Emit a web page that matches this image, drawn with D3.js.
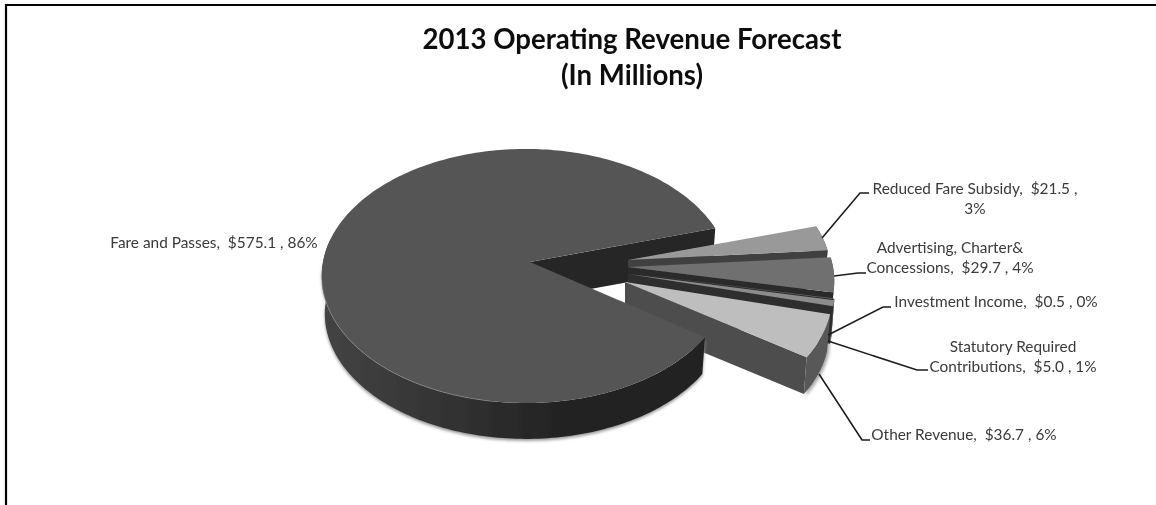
<!DOCTYPE html>
<html>
<head>
<meta charset="utf-8">
<script src="https://cdn.jsdelivr.net/npm/d3@7/dist/d3.min.js"></script>
<style>
  html, body { margin: 0; padding: 0; background: #fff; }
  text { font-family: Lato, "Open Sans", sans-serif; }
</style>
</head>
<body>
<div id="chart"></div>
<script>
// values, in millions
var categories = ["Fare and Passes", "Reduced Fare Subsidy", "Advertising, Charter& Concessions", "Investment Income", "Statutory Required Contributions", "Other Revenue"];
var revenue = [575.1, 21.5, 29.7, 0.5, 5.0, 36.7];
var titleLines = ["2013 Operating Revenue Forecast", "(In Millions)"];
var labelLines = [
  ["Fare and Passes,  $575.1 , 86%"],
  ["Reduced Fare Subsidy,  $21.5 ,", "3%"],
  ["Advertising, Charter&", "Concessions,  $29.7 , 4%"],
  ["Investment Income,  $0.5 , 0%"],
  ["Statutory Required", "Contributions,  $5.0 , 1%"],
  ["Other Revenue,  $36.7 , 6%"]
];

var width = 1156, height = 505;

// look of each slice: top face, lower cut wall, outer wall
var topColors = ["#555555", "#999999", "#707070", "#6a6a6a", "#8c8c8c", "#bebebe"];
var cutColors = ["#252525", "#414141", "#2b2b2b", "#2b2b2b", "#2f2f2f", "#4e4e4e"];
var rimColors = ["#333333", "#5c5c5c", "#555555", "#555555", "#5a5a5a", "#595959"];

// apex of each slice on the page (Excel explodes them by hand)
var apexX = [530, 628, 628, 628, 628, 625];
var apexY = [262, 260, 267, 273, 274, 282];
// the rim centre is not quite under the apex in the original
var rimShift = [-4, -4, -1, 0, 0, 0];
var rimWidth = [203, 206, 206, 206, 206, 206];

// label anchors: x of centre, y of first baseline
var labelX = [214, 975, 950, 996, 1013, 964];
var labelY = [248, 194, 253, 307, 352, 440];
var leaders = [
  null,
  [[822, 238], [860, 193], [869, 193]],
  [[834, 276], [858, 273], [866, 273]],
  [[828, 335], [883, 307], [891, 307]],
  [[828, 341], [917, 370], [928, 370]],
  [[819, 374], [862, 440], [870, 440]]
];

var rimY = 125.5, tilt = 0.11, depth = 38, shrink = 0.985;

var svg = d3.select("#chart").append("svg").attr("width", width).attr("height", height)
  .style("display", "block");

var defs = svg.append("defs");
defs.append("filter").attr("id", "soft").append("feGaussianBlur").attr("stdDeviation", 0.45);
defs.append("filter").attr("id", "shadow").attr("x", "-10%").attr("y", "-10%").attr("width", "120%").attr("height", "120%")
  .append("feGaussianBlur").attr("stdDeviation", 1.8);
var grad = defs.append("linearGradient").attr("id", "mainRim")
  .attr("gradientUnits", "userSpaceOnUse").attr("x1", 323).attr("x2", 703).attr("y1", 0).attr("y2", 0);
grad.append("stop").attr("offset", "0").attr("stop-color", "#444444");
grad.append("stop").attr("offset", "0.45").attr("stop-color", "#2c2c2c");
grad.append("stop").attr("offset", "0.65").attr("stop-color", "#222222");
grad.append("stop").attr("offset", "1").attr("stop-color", "#222222");

// frame, only top and left show in the original
svg.append("path").attr("d", "M6,505V5H1156").attr("fill", "none").attr("stroke", "#000").attr("stroke-width", 2.2);

// start angle chosen so the big slice opens to the right like the original
var pie = d3.pie().sort(null).startAngle(124.2 * Math.PI / 180).endAngle((124.2 + 360) * Math.PI / 180);
var arcs = pie(revenue);
// small slices wrap past 360, bring them back to 73..124 degrees
arcs.forEach(function (a, i) {
  a.index = i;
  if (i > 0) { a.startAngle -= 2 * Math.PI; a.endAngle -= 2 * Math.PI; }
});

function project(i, a) {
  var u = Math.sin(a), v = -Math.cos(a), s = 1 / (1 - tilt * v);
  return [rimWidth[i] * u * s, rimY * v * s];
}
function topPoint(i, a) {
  var p = project(i, a);
  return [apexX[i] + rimShift[i] + p[0], apexY[i] + p[1]];
}
function lowPoint(i, a) {
  var p = project(i, a);
  return [apexX[i] + rimShift[i] + p[0] * shrink, apexY[i] + depth + p[1] * shrink];
}
function sweep(a0, a1) {
  var n = Math.max(2, Math.ceil(Math.abs(a1 - a0) / 0.02));
  return d3.range(n + 1).map(function (k) { return a0 + (a1 - a0) * k / n; });
}

var line = d3.line().curve(d3.curveLinear);
var g = svg.append("g").attr("filter", "url(#soft)");

function topFace(i, d) {
  var pts = [[apexX[i], apexY[i]]].concat(sweep(d.startAngle, d.endAngle).map(function (a) { return topPoint(i, a); }));
  return line(pts) + "Z";
}
function rimWall(i, a0, a1) {
  var up = sweep(a0, a1).map(function (a) { return topPoint(i, a); });
  var low = sweep(a0, a1).reverse().map(function (a) { return lowPoint(i, a); });
  return line(up.concat(low)) + "Z";
}
function cutWall(i, a) {
  var pts = [[apexX[i], apexY[i]], topPoint(i, a), lowPoint(i, a), [apexX[i], apexY[i] + depth]];
  return line(pts) + "Z";
}

var big = arcs[0];
var last = arcs[arcs.length - 1];

// back wall of the big slice goes first, the small slices sit on it
g.append("path").attr("d", cutWall(0, big.endAngle)).attr("fill", cutColors[0]);

// shadow of the last slice
g.append("path")
  .attr("d", rimWall(last.index, last.startAngle, last.endAngle))
  .attr("fill", "#aaa").attr("transform", "translate(2,2)").attr("filter", "url(#shadow)");

// small slices, back to front
arcs.slice(1).forEach(function (d) {
  var i = d.index;
  g.append("path").attr("d", rimWall(i, d.startAngle, d.endAngle)).attr("fill", rimColors[i]);
  g.append("path").attr("d", cutWall(i, d.endAngle)).attr("fill", cutColors[i]);
  g.append("path").attr("d", topFace(i, d)).attr("fill", topColors[i]);
});

// soft shadow under the front of the pie
g.append("path")
  .attr("d", rimWall(0, big.startAngle, 1.5 * Math.PI))
  .attr("fill", "#999").attr("transform", "translate(0,2)").attr("filter", "url(#shadow)");

// big slice front
g.append("path").attr("d", rimWall(0, big.startAngle, 1.56 * Math.PI)).attr("fill", "url(#mainRim)");
g.append("path").attr("d", topFace(0, big)).attr("fill", topColors[0]);
g.append("path")
  .attr("d", line(sweep(1.05 * Math.PI, 1.45 * Math.PI).map(function (a) { return topPoint(0, a); })))
  .attr("fill", "none").attr("stroke", "#8a8a8a").attr("stroke-width", 0.7);

// leader lines
leaders.forEach(function (pts) {
  if (!pts) return;
  g.append("path").attr("d", line(pts)).attr("fill", "none").attr("stroke", "#1e1e1e").attr("stroke-width", 1.6);
});

// data labels
labelLines.forEach(function (lines, i) {
  lines.forEach(function (t, j) {
    g.append("text")
      .attr("x", labelX[i])
      .attr("y", labelY[i] + j * 20)
      .attr("text-anchor", "middle")
      .attr("font-size", 15.4)
      .attr("fill", "#3a3a3a")
      .style("white-space", "pre")
      .text(t);
  });
});

// title
titleLines.forEach(function (t, j) {
  g.append("text")
    .attr("x", 632)
    .attr("y", 49 + j * 36)
    .attr("text-anchor", "middle")
    .attr("font-size", 27.6)
    .attr("font-weight", 700)
    .attr("fill", "#111")
    .text(t);
});
</script>
</body>
</html>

- [Aim of the exercise] Pull out all lines in the data above that include "page".

- [Response to the task]
Emit a web page that matches this image, drawn with D3.js.
// apex of each slice on the page (Excel explodes them by hand)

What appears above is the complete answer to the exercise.